The Lateran Palace Image, also called the Uronica, is kept in what was once the pope’s private chapel, in a room now known as the Sancta Sanctorum ("Holy of Holies") at the top of the Scala Sancta ("Holy Stairs") in a surviving part of the old Lateran Palace in Rome. The legend is that this icon was begun by St Luke and finished by angels.
It is thought that the icon was over-painted in Rome between the 5th and 6th century. Today only slight traces under overpainting remain of the original image of an enthroned Christ with a crossed halo, in the classic pose of the Teacher holding the roll of the law in His left hand with His right raised in benediction. Many times restored, the face completely changed when Pope Alexander III (1159-1181) had the present one, painted on silk, placed over the original. Innocent III (1189-1216) covered the rest of the holy icon with embossed silver, but other later embellishments have by now completely disguised its surface. It has also been cleaned during the recent restoration. The doors protecting the icon, again in embossed silver, are of the 15th century. It has a baldachin in metal and gilded wood over it, replacing the one by Caradaossi (1452-1527), lost during the sack of Rome in 1527. The image itself was last inspected by the Jesuit art historian J. Wilpert in 1907.
As early as the reign of Pope Sergius I (687–701) there are records of the image being carried in annual procession at certain feasts, and Stephen II (752–757) carried the image on his shoulders in a procession to counter a threat from the Lombards.
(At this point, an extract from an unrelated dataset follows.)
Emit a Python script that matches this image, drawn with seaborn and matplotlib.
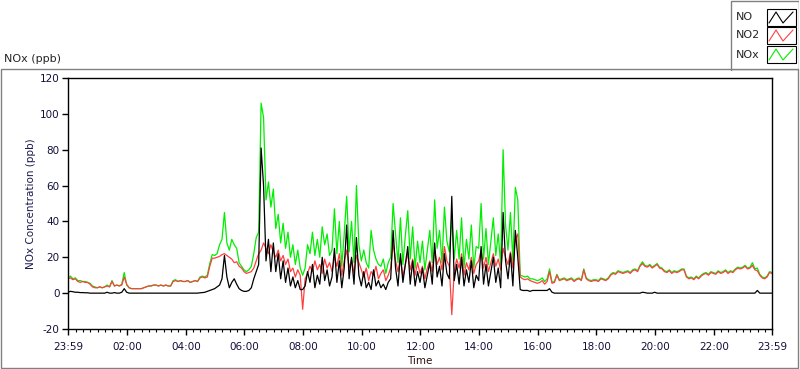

By the ninth century its elaborate procession had become a focus of the Feast of the Assumption. In the Middle Ages the Pope and the seven cardinal-bishops would celebrate masses in the small sanctuary where it was housed, and at times would kiss its feet. Although no longer a specific liturgical object, some Romans still venerate this icon, considering it a last hope in disasters and memorable events in the capital, a veneration which can be compared with that for the other ancient icon of the Madonna “Salus Populi Romani” in St. Mary Major, again in Rome. The former icon used to be taken across Rome annually in procession to "meet" the latter on the Feast of the Assumption.